In audizione al Senato sulla legge di Bilancio – ha riferito un articolo di Repubblica – l’Anci (Associazione nazionale Comuni italiani) ha definito «l’attuale servizio reso dall’Ader insufficiente rispetto alle necessità di recupero, per effetto di una molteplicità di fattori, tra i quali il fallimento dei tentativi di specializzare l’azione nella riscossione di crediti di minore entità, caratteristici delle quote affidate dai Comuni». Da qui, come evidenziato dall’Upb (Ufficio parlamentare di bilancio), sempre in audizione sulla manovra, la progressiva riduzione del numero dei Comuni che si rivolgono all’Ader, «con il 55,4% che affida il servizio ad agenti diversi a riprova di una generale valutazione critica della qualità dei servizi». Gli enti locali già da diversi anni hanno cominciato a servirsi di esattori privati iscritti a un apposito albo.

La legge di Bilancio per il 2026 introduce ora un ulteriore passaggio: quello di un trasferimento dei crediti ad Amco che poi, in parte, si servirà delle medesime società private per il concreto recupero dei crediti.
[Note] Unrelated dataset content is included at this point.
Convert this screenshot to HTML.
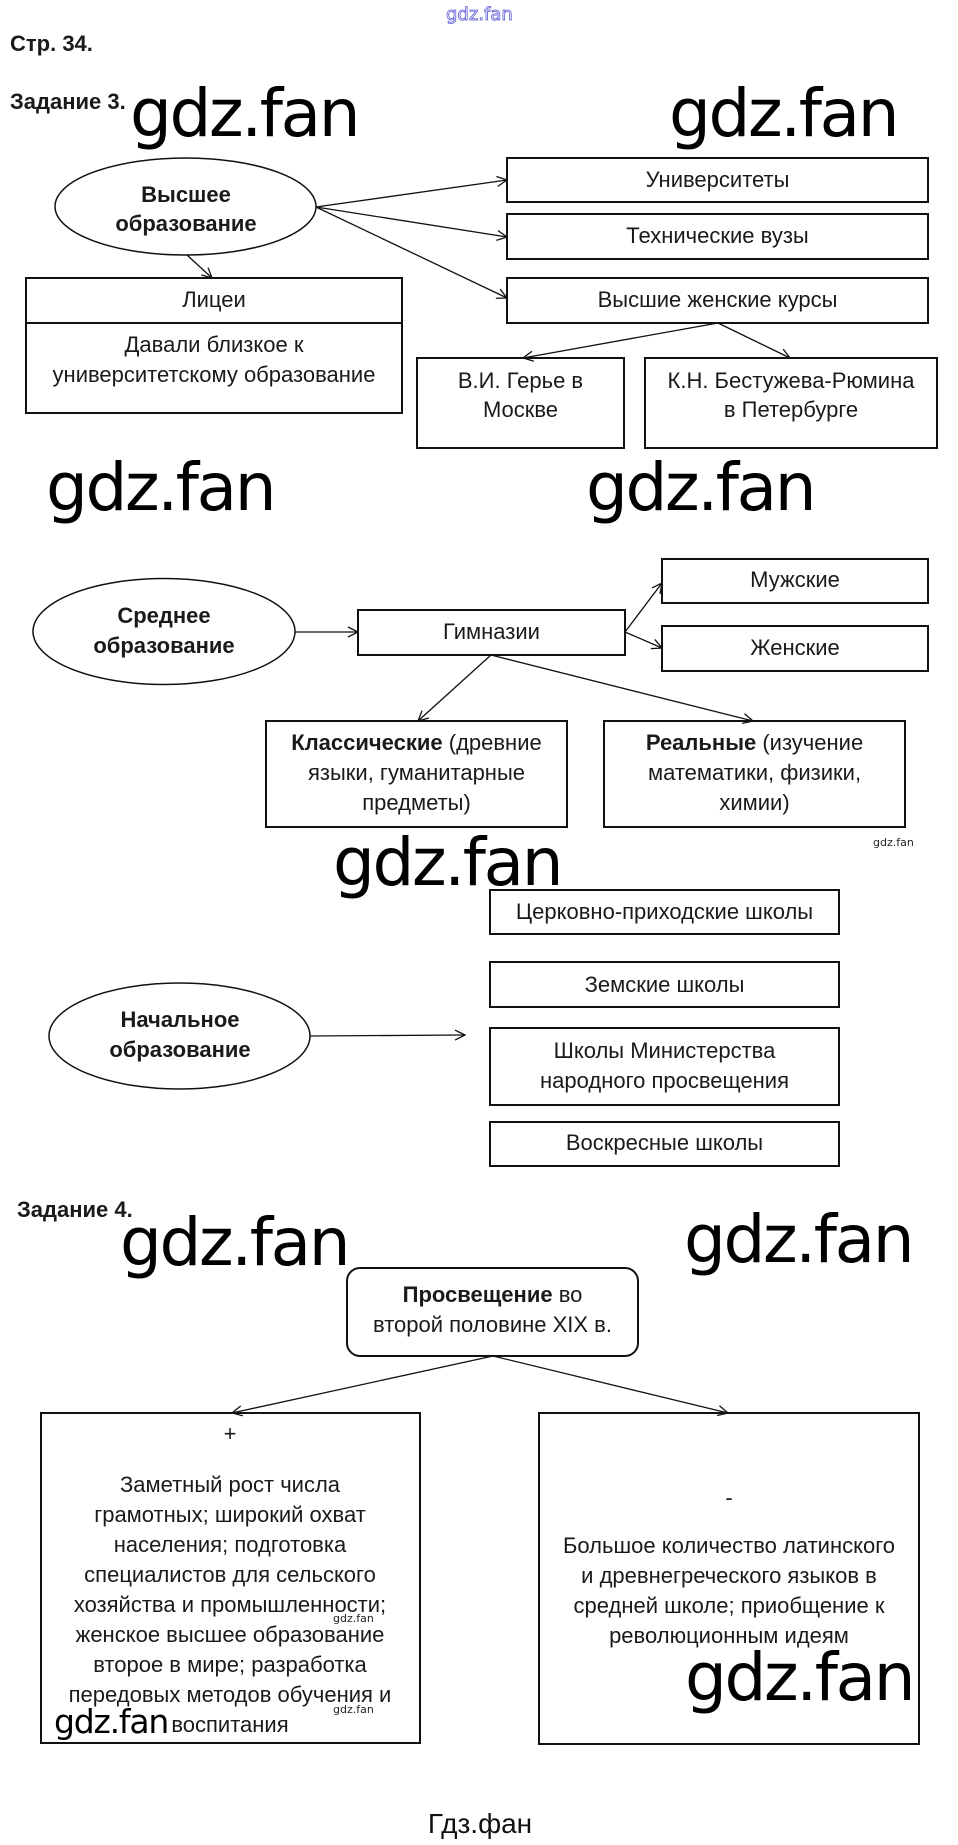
<!DOCTYPE html>
<html><head><meta charset="utf-8"><style>
html,body{margin:0;padding:0;background:#fff;}
svg{display:block;}
.t{font-family:"Liberation Sans",Arial,sans-serif;font-size:22px;fill:#1a1a1a;}
.b{font-weight:bold;}
.w{font-family:"DejaVu Sans",sans-serif;font-size:66px;letter-spacing:-2.4px;fill:#000;}
.ws{font-family:"DejaVu Sans",sans-serif;font-size:11px;fill:#222;}
.r{fill:none;stroke:#111;stroke-width:2;}
.e{fill:none;stroke:#111;stroke-width:1.5;}
.a{stroke:#111;stroke-width:1.3;fill:none;marker-end:url(#ah);}
</style></head><body>
<svg width="958" height="1845" viewBox="0 0 958 1845" xmlns="http://www.w3.org/2000/svg">
<defs>
<marker id="ah" viewBox="0 0 12 12" refX="11" refY="6" markerWidth="12" markerHeight="12" markerUnits="userSpaceOnUse" orient="auto">
<path d="M1,1 L11,6 L1,11" fill="none" stroke="#111" stroke-width="1.3"/>
</marker>
</defs>

<!-- header -->
<text x="446" y="20" style="font-family:'DejaVu Sans',sans-serif;font-size:18px;fill:#fff;stroke:#5b5bd6;stroke-width:0.8;">gdz.fan</text>
<text class="t b" x="10" y="51">Стр. 34.</text>
<text class="t b" x="10" y="109">Задание 3.</text>
<text class="w" x="130" y="136">gdz.fan</text>
<text class="w" x="669" y="136">gdz.fan</text>

<!-- Высшее -->
<ellipse class="e" cx="185.5" cy="206.5" rx="130.5" ry="48.5"/>
<text class="t b" x="186" y="202" text-anchor="middle">Высшее</text>
<text class="t b" x="186" y="231" text-anchor="middle">образование</text>

<rect class="r" x="26" y="278" width="376" height="135"/>
<line x1="26" y1="323" x2="402" y2="323" stroke="#111" stroke-width="2"/>
<text class="t" x="214" y="307" text-anchor="middle">Лицеи</text>
<text class="t" x="214" y="352" text-anchor="middle">Давали близкое к</text>
<text class="t" x="214" y="382" text-anchor="middle">университетскому образование</text>
<line class="a" x1="187" y1="255" x2="212" y2="278"/>

<rect class="r" x="507" y="158" width="421" height="44"/>
<text class="t" x="717.5" y="187" text-anchor="middle">Университеты</text>
<rect class="r" x="507" y="214" width="421" height="45"/>
<text class="t" x="717.5" y="243" text-anchor="middle">Технические вузы</text>
<rect class="r" x="507" y="278" width="421" height="45"/>
<text class="t" x="717.5" y="307" text-anchor="middle">Высшие женские курсы</text>
<line class="a" x1="316" y1="207" x2="507" y2="180"/>
<line class="a" x1="316" y1="207" x2="507" y2="237"/>
<line class="a" x1="316" y1="207" x2="507" y2="298"/>

<rect class="r" x="417" y="358" width="207" height="90"/>
<text class="t" x="520.5" y="388" text-anchor="middle">В.И. Герье в</text>
<text class="t" x="520.5" y="417" text-anchor="middle">Москве</text>
<rect class="r" x="645" y="358" width="292" height="90"/>
<text class="t" x="791" y="388" text-anchor="middle">К.Н. Бестужева-Рюмина</text>
<text class="t" x="791" y="417" text-anchor="middle">в Петербурге</text>
<line class="a" x1="718" y1="323" x2="523" y2="358"/>
<line class="a" x1="718" y1="323" x2="790" y2="358"/>

<text class="w" x="46" y="510">gdz.fan</text>
<text class="w" x="586" y="510">gdz.fan</text>

<!-- Среднее -->
<ellipse class="e" cx="164" cy="631.5" rx="131" ry="53"/>
<text class="t b" x="164" y="623" text-anchor="middle">Среднее</text>
<text class="t b" x="164" y="653" text-anchor="middle">образование</text>
<rect class="r" x="358" y="610" width="267" height="45"/>
<text class="t" x="491.5" y="639" text-anchor="middle">Гимназии</text>
<line class="a" x1="295" y1="632" x2="358" y2="632"/>
<rect class="r" x="662" y="559" width="266" height="44"/>
<text class="t" x="795" y="587" text-anchor="middle">Мужские</text>
<rect class="r" x="662" y="626" width="266" height="45"/>
<text class="t" x="795" y="655" text-anchor="middle">Женские</text>
<line class="a" x1="625" y1="632" x2="662" y2="583"/>
<line class="a" x1="625" y1="632" x2="662" y2="648"/>

<rect class="r" x="266" y="721" width="301" height="106"/>
<text class="t" x="416.5" y="750" text-anchor="middle"><tspan class="b" font-weight="bold">Классические</tspan> (древние</text>
<text class="t" x="416.5" y="780" text-anchor="middle">языки, гуманитарные</text>
<text class="t" x="416.5" y="810" text-anchor="middle">предметы)</text>
<rect class="r" x="604" y="721" width="301" height="106"/>
<text class="t" x="754.5" y="750" text-anchor="middle"><tspan font-weight="bold">Реальные</tspan> (изучение</text>
<text class="t" x="754.5" y="780" text-anchor="middle">математики, физики,</text>
<text class="t" x="754.5" y="810" text-anchor="middle">химии)</text>
<line class="a" x1="491" y1="655" x2="418" y2="721"/>
<line class="a" x1="491" y1="655" x2="753" y2="721"/>
<text class="ws" x="873" y="846">gdz.fan</text>

<text class="w" x="333" y="885">gdz.fan</text>

<!-- Начальное -->
<rect class="r" x="490" y="890" width="349" height="44"/>
<text class="t" x="664.5" y="919" text-anchor="middle">Церковно-приходские школы</text>
<rect class="r" x="490" y="962" width="349" height="45"/>
<text class="t" x="664.5" y="992" text-anchor="middle">Земские школы</text>
<rect class="r" x="490" y="1028" width="349" height="77"/>
<text class="t" x="664.5" y="1058" text-anchor="middle">Школы Министерства</text>
<text class="t" x="664.5" y="1088" text-anchor="middle">народного просвещения</text>
<rect class="r" x="490" y="1122" width="349" height="44"/>
<text class="t" x="664.5" y="1150" text-anchor="middle">Воскресные школы</text>
<ellipse class="e" cx="179.5" cy="1036" rx="130.5" ry="53"/>
<text class="t b" x="180" y="1027" text-anchor="middle">Начальное</text>
<text class="t b" x="180" y="1057" text-anchor="middle">образование</text>
<line class="a" x1="310" y1="1036" x2="465" y2="1035"/>

<!-- Задание 4 -->
<text class="t b" x="17" y="1217">Задание 4.</text>
<text class="w" x="120" y="1265">gdz.fan</text>
<text class="w" x="684" y="1262">gdz.fan</text>

<rect class="r" x="347" y="1268" width="291" height="88" rx="13" ry="13"/>
<text class="t" x="492.5" y="1302" text-anchor="middle"><tspan font-weight="bold">Просвещение</tspan> во</text>
<text class="t" x="492.5" y="1332" text-anchor="middle">второй половине XIX в.</text>
<line class="a" x1="493" y1="1356" x2="232" y2="1413"/>
<line class="a" x1="493" y1="1356" x2="728" y2="1413"/>

<rect class="r" x="41" y="1413" width="379" height="330"/>
<text class="t" x="230" y="1441" text-anchor="middle">+</text>
<text class="t" x="230" y="1492" text-anchor="middle">Заметный рост числа</text>
<text class="t" x="230" y="1522" text-anchor="middle">грамотных; широкий охват</text>
<text class="t" x="230" y="1552" text-anchor="middle">населения; подготовка</text>
<text class="t" x="230" y="1582" text-anchor="middle">специалистов для сельского</text>
<text class="t" x="230" y="1612" text-anchor="middle">хозяйства и промышленности;</text>
<text class="t" x="230" y="1642" text-anchor="middle">женское высшее образование</text>
<text class="t" x="230" y="1672" text-anchor="middle">второе в мире; разработка</text>
<text class="t" x="230" y="1702" text-anchor="middle">передовых методов обучения и</text>
<text class="t" x="230" y="1732" text-anchor="middle">воспитания</text>
<text class="ws" x="333" y="1622">gdz.fan</text>
<text class="ws" x="333" y="1713">gdz.fan</text>
<text x="54" y="1733" style="font-family:'DejaVu Sans',sans-serif;font-size:33px;letter-spacing:-1.2px;fill:#000;">gdz.fan</text>

<rect class="r" x="539" y="1413" width="380" height="331"/>
<text class="t" x="729" y="1505" text-anchor="middle">-</text>
<text class="t" x="729" y="1553" text-anchor="middle">Большое количество латинского</text>
<text class="t" x="729" y="1583" text-anchor="middle">и древнегреческого языков в</text>
<text class="t" x="729" y="1613" text-anchor="middle">средней школе; приобщение к</text>
<text class="t" x="729" y="1643" text-anchor="middle">революционным идеям</text>
<text class="w" x="685" y="1700">gdz.fan</text>

<text x="480" y="1833" text-anchor="middle" style="font-family:'Liberation Sans',Arial,sans-serif;font-size:28px;fill:#111;">Гдз.фан</text>
</svg>
</body></html>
In pratica svolgerà una funzione di regia e coordinamento e – ha detto in audizione al Senato l’ad di Amco, Andrea Munari – «potrà da subito garantire continuità, efficienza e standard uniformi di servizio» (vedi Be Bankers del 4 novembre).

L’Anci, in un documento consegnato nel corso dell’audizione parlamentare, ha considerato che la misura prospettata dal governo possa «rappresentare un significativo avanzamento» ma, al tempo stesso, teme che l’arrivo di Amco possa compromettere la loro libertà d’azione ed anche rappresentare un’impropria interferenza in un mercato in cui la società pubblica opera in concorrenza con altri operatori privati.

Il documento dell’associazione sottolinea in particolare che «la finalizzazione del progetto dovrebbe considerare l’esigenza prioritaria di evitare forme di monopolio statale o imposizioni unilaterali su scala nazionale. Amco dovrebbe operare, forse anche sulla base di migliori specificazioni della norma primaria, in regime di concorrenza regolata, secondo criteri trasparenti e a condizioni eque per tutti i Comuni, mantenendo tuttavia la funzione di “riscossore coattivo di ultima istanza”, attualmente svolta da Ader».

Per avere un’idea delle cifre in ballo, su una torta da 1.272,9 miliardi di euro (dato più recente al 31 gennaio 2025) di crediti fiscali che l’Agenzia delle entrate non è riuscita a riscuotere, 27,16 miliardi sono riconducibili ai Comuni e ulteriori 14,81 miliardi ad altri enti territoriali. Secondo la relazione della Commissione per l’analisi del magazzino in carico all’Ader, di questi 27,16 miliardi possono essere effettivamente recuperati 19,72 miliardi, cifra che si riduce a 6,29 miliardi se si sottraggono ulteriori posizioni di difficile esigibilità. «Ci si aspetta, insomma – sottolinea l’articolo di Repubblicache Amco riesca laddove Ader ha fallito, aiutando così i Comuni a riscuotere almeno questi 6,29 miliardi».